Some information about Canadian Prisons

by Trinity Jimenez

KLINK Coffee works with men and women coming home from prison in order to help them obtain job training so that they can secure employment and support their families.

Here are some facts about Canada’s prison system.

-What is the average age of offenders in prison?

The average age that men and woman entered prison in 2010-2011 was roughly around 33 years of age. However, the average age of Aboriginal inmates is lower, 29. Offender age at admission to federal jurisdiction is increasing. In 2010/2011, 12.1% of the federal incarcerated population is age 50 or over.

– How many men and women are in a Canadian prison on a given day?

According to 2010/2011 stats, on a given day 38,219 adults and 16,279 youth (aged 12 to 17 years) were in custody in Canada (federal and provincial), for a total of 54,498 inmates. In British Columbia’s provincial correctional system 2,818 were in custody and 13,758 were in federal custody. In total, just over 24,461 adults were admitted to provincial or territorial jails in 2010/2011.

– What is the difference between provincial corrections and federal (Correction Services of Canada)?
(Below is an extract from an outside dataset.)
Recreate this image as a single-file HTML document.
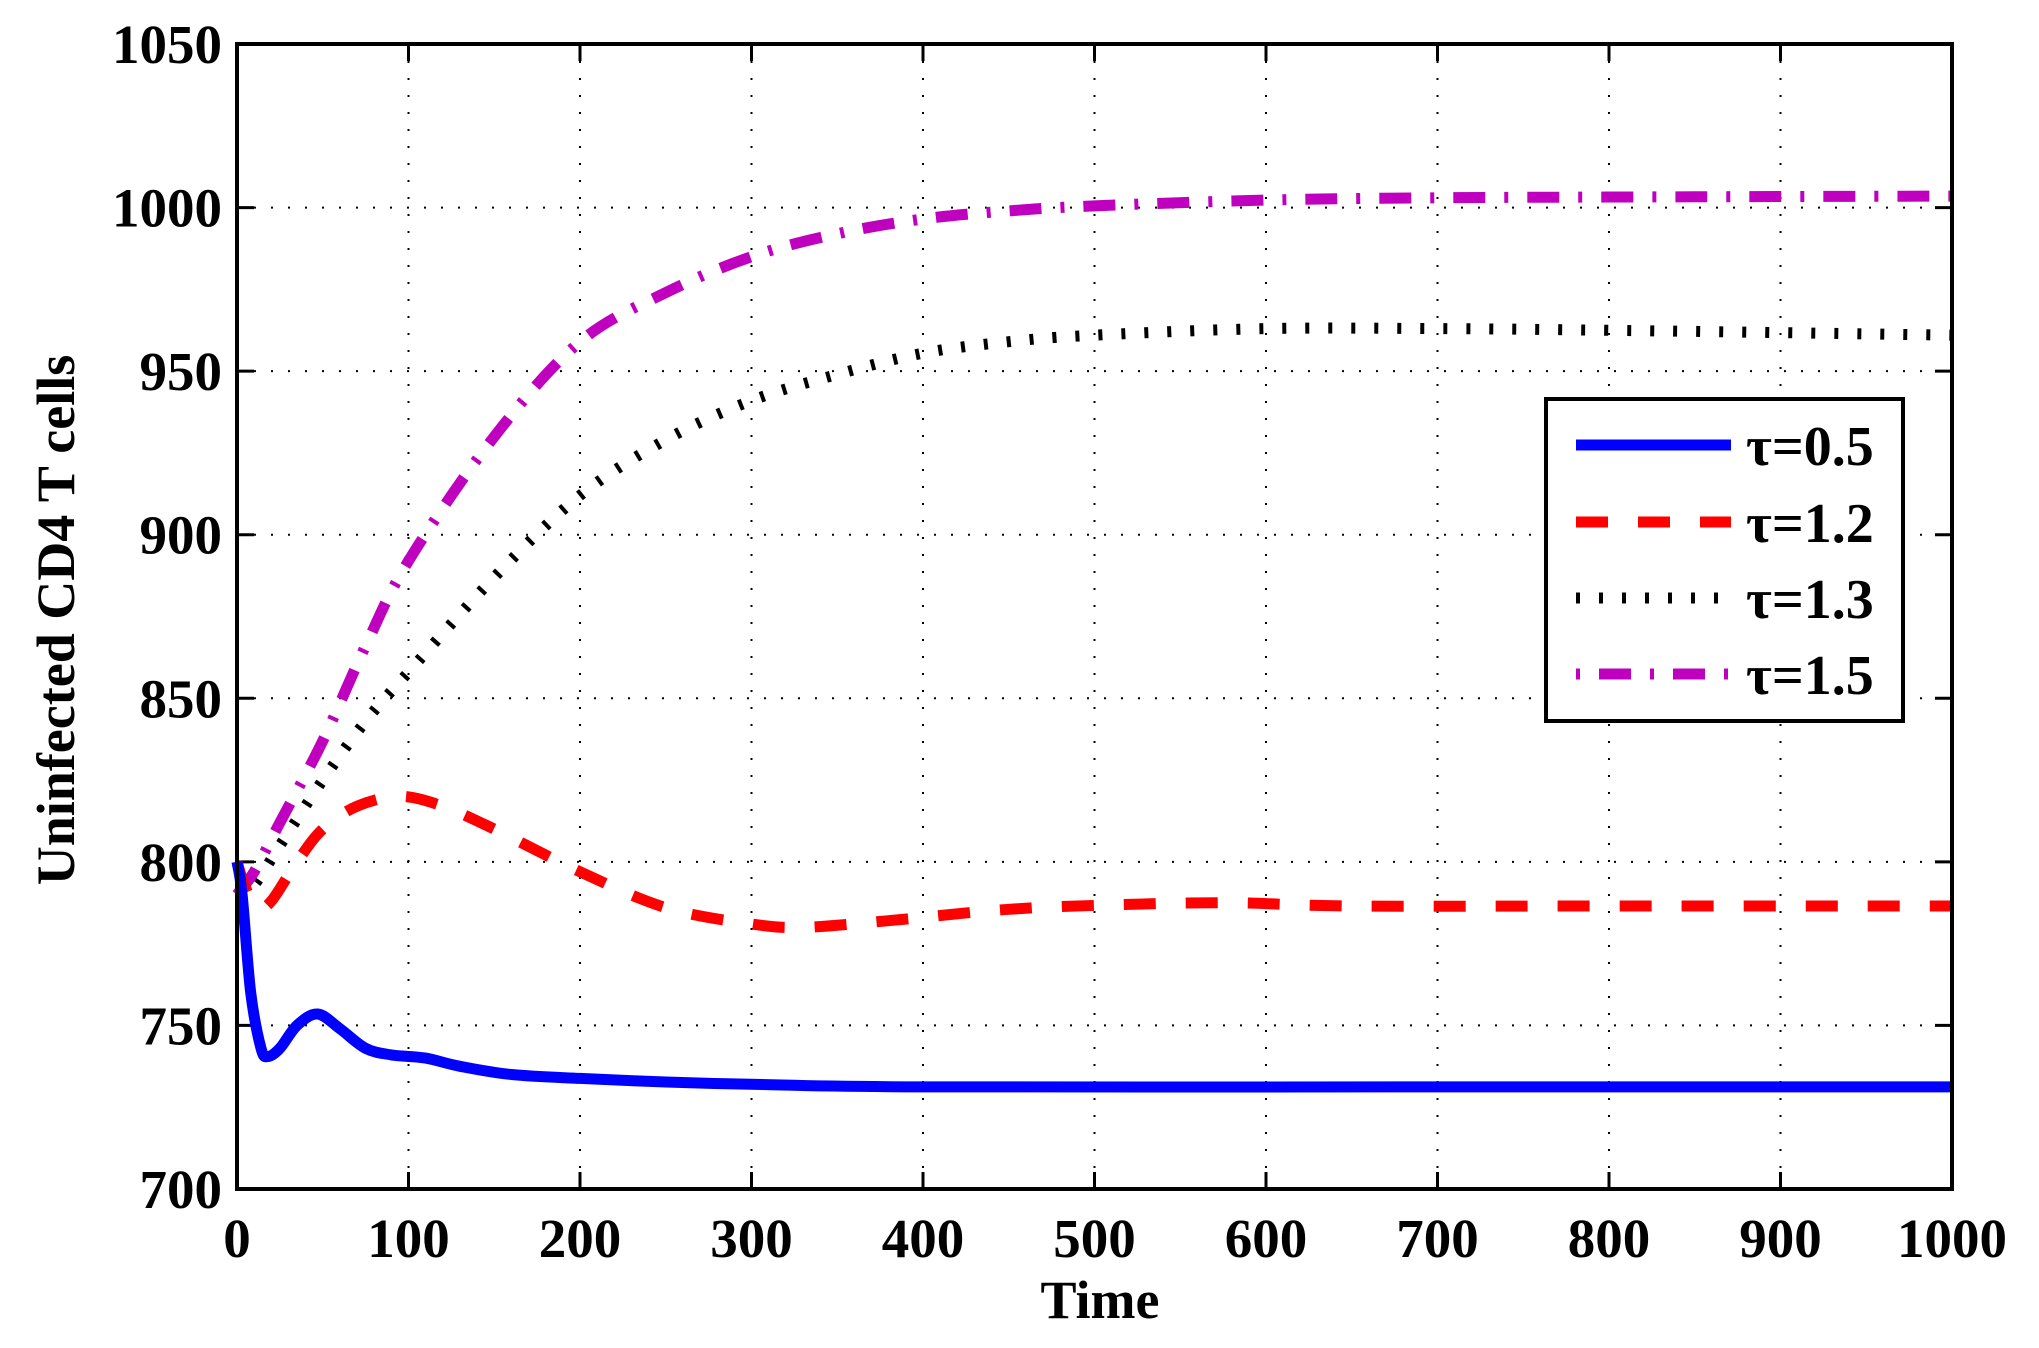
<!DOCTYPE html>
<html><head><meta charset="utf-8"><style>
html,body{margin:0;padding:0;background:#fff;}
svg{display:block;}
text{font-family:"Liberation Serif",serif;font-weight:bold;fill:#000;}
</style></head><body>
<svg id="s" width="2039" height="1348" viewBox="0 0 2039 1348" xmlns="http://www.w3.org/2000/svg">
<rect width="2039" height="1348" fill="#fff"/>
<g id="grid" stroke="#000" stroke-width="2" stroke-dasharray="2 15" fill="none"></g>
<g id="ticks" stroke="#000" stroke-width="3" fill="none"></g>
<g id="lbl" font-size="55"></g>
<g id="series" fill="none"></g>
<rect x="237" y="44" width="1715" height="1145" fill="none" stroke="#000" stroke-width="4"/>
<text x="1100" y="1318" font-size="54" text-anchor="middle">Time</text>
<text transform="translate(74,620) rotate(-90)" font-size="54" text-anchor="middle">Uninfected CD4 T cells</text>
<g>
<rect x="1546" y="399" width="357" height="322" fill="#fff" stroke="#000" stroke-width="4"/>
<line x1="1576" y1="445" x2="1731" y2="445" stroke="#0000ff" stroke-width="11"/>
<line x1="1576" y1="522" x2="1731" y2="522" stroke="#ff0000" stroke-width="11" stroke-dasharray="32 30"/>
<line x1="1576" y1="598" x2="1731" y2="598" stroke="#000" stroke-width="11" stroke-dasharray="4 19"/>
<line x1="1576" y1="674" x2="1731" y2="674" stroke="#bf00bf" stroke-width="11" stroke-dasharray="4 19 32 19"/>
<text x="1746" y="465" font-size="56">τ=0.5</text>
<text x="1746" y="542" font-size="56">τ=1.2</text>
<text x="1746" y="618" font-size="56">τ=1.3</text>
<text x="1746" y="694" font-size="56">τ=1.5</text>
</g>
</svg>
<script>
var NS="http://www.w3.org/2000/svg";
function X(t){return 237+t*1.715;}
function Y(v){return 1189-(v-700)*3.2714;}
function el(p,tag,a){var e=document.createElementNS(NS,tag);for(var k in a)e.setAttribute(k,a[k]);document.getElementById(p).appendChild(e);return e;}
for(var i=1;i<10;i++){var x=X(i*100);el("grid","line",{x1:x,y1:44,x2:x,y2:1189});
 el("ticks","line",{x1:x,y1:1189,x2:x,y2:1172});el("ticks","line",{x1:x,y1:44,x2:x,y2:61});}
for(var v=750;v<1050;v+=50){var y=Y(v);el("grid","line",{x1:237,y1:y,x2:1952,y2:y});
 el("ticks","line",{x1:237,y1:y,x2:254,y2:y});el("ticks","line",{x1:1952,y1:y,x2:1935,y2:y});}
for(var i=0;i<=10;i++){var t=el("lbl","text",{x:X(i*100),y:1257,"text-anchor":"middle"});t.textContent=i*100;}
for(var v=700;v<=1050;v+=50){var t=el("lbl","text",{x:222,y:Y(v)+19,"text-anchor":"end"});t.textContent=v;}
function path(pts){
 var P=pts.map(function(p){return [X(p[0]),Y(p[1])];});
 var d="M"+P[0][0]+","+P[0][1];
 for(var i=0;i<P.length-1;i++){
  var p0=P[Math.max(0,i-1)],p1=P[i],p2=P[i+1],p3=P[Math.min(P.length-1,i+2)];
  var c1=[p1[0]+(p2[0]-p0[0])/6,p1[1]+(p2[1]-p0[1])/6];
  var c2=[p2[0]-(p3[0]-p1[0])/6,p2[1]-(p3[1]-p1[1])/6];
  d+=" C"+c1[0].toFixed(1)+","+c1[1].toFixed(1)+" "+c2[0].toFixed(1)+","+c2[1].toFixed(1)+" "+p2[0].toFixed(1)+","+p2[1].toFixed(1);
 }
 return d;}
var blue=[[0,800],[3,790],[8,760],[14,743],[18,740.5],[25,743],[35,750],[47,753.5],[60,749],[75,743],[90,741],[110,740],[130,737.5],[160,735],[200,733.8],[250,732.7],[300,732],[400,731.2],[700,731.2],[1000,731.2]];
var red=[[0,800],[5,792],[12,786],[20,788],[35,800],[50,810],[70,817],[95,820],[120,817],[150,810],[200,797],[250,786],[300,781],[330,780],[380,782],[450,785.5],[520,787],[580,787.5],[650,786.5],[800,786.5],[1000,786.5]];
var blk=[[0,790],[10,793],[25,805],[50,825],[75,843],[100,858],[150,887],[200,912],[250,929],[300,941],[350,949],[400,955.5],[450,959],[500,961],[600,963],[700,963],[800,962.5],[1000,961]];
var mag=[[0,790],[10,797],[25,812],[50,837],[75,866],[100,892],[150,930],[200,959],[250,974],[300,985],[350,992],[400,996.5],[450,999],[500,1000.5],[600,1002.3],[700,1003],[850,1003.3],[1000,1003.5]];
el("series","path",{d:path(blk),stroke:"#000","stroke-width":11,"stroke-dasharray":"4 19"});
el("series","path",{d:path(mag),stroke:"#bf00bf","stroke-width":11,"stroke-dasharray":"32 19 4 19"});
el("series","path",{d:path(red),stroke:"#ff0000","stroke-width":11,"stroke-dasharray":"32 30"});
el("series","path",{d:path(blue),stroke:"#0000ff","stroke-width":11,"stroke-linejoin":"round"});
</script>
</body></html>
Provincial institutions supervise sentences of two years and under, federal institutions oversee sentences of longer than two years.

Is this number increasing?

At 140 per 100,000 populations, Canada’s 2010/2011 adult incarceration rate was 1% higher than the year before and 5% higher than a decade earlier. Canada’s rate was about one-sixth that of the United States, but higher than that of many European countries of similar social and economic development.

– How many offenders have mental health issues in CSC?

The percentage of individuals committed to federal jurisdiction with a mental health diagnosis at time of admission is increasing. In 2007-08, 11.1% of individuals committed to federal jurisdiction had a mental health diagnosis at time of admission and 6.1% were receiving outpatient services prior to admission.

In 2007-08, 30.1% of female inmates compared to 14.5% of male offenders had previously been hospitalized for psychiatric reasons. Female inmates are twice as likely as male inmates to have a mental health diagnosis at time of admission.

– What is the death rate in federal prisons?

In the ten-year period from 1999-00 to 2008-09, 533 federal offenders and 376 provincial offenders have died while in custody.

Suicides accounted for 18.6% of federal offender deaths and 38.3% of provincial offender deaths. The suicide rate was approximately 77 per 100,000 for incarcerated federal offenders, and approximately 71 per 100,000 for incarcerated provincial offenders. These rates are much higher than Canada’s 2007 rate of 10.2 suicides per 100,000 people.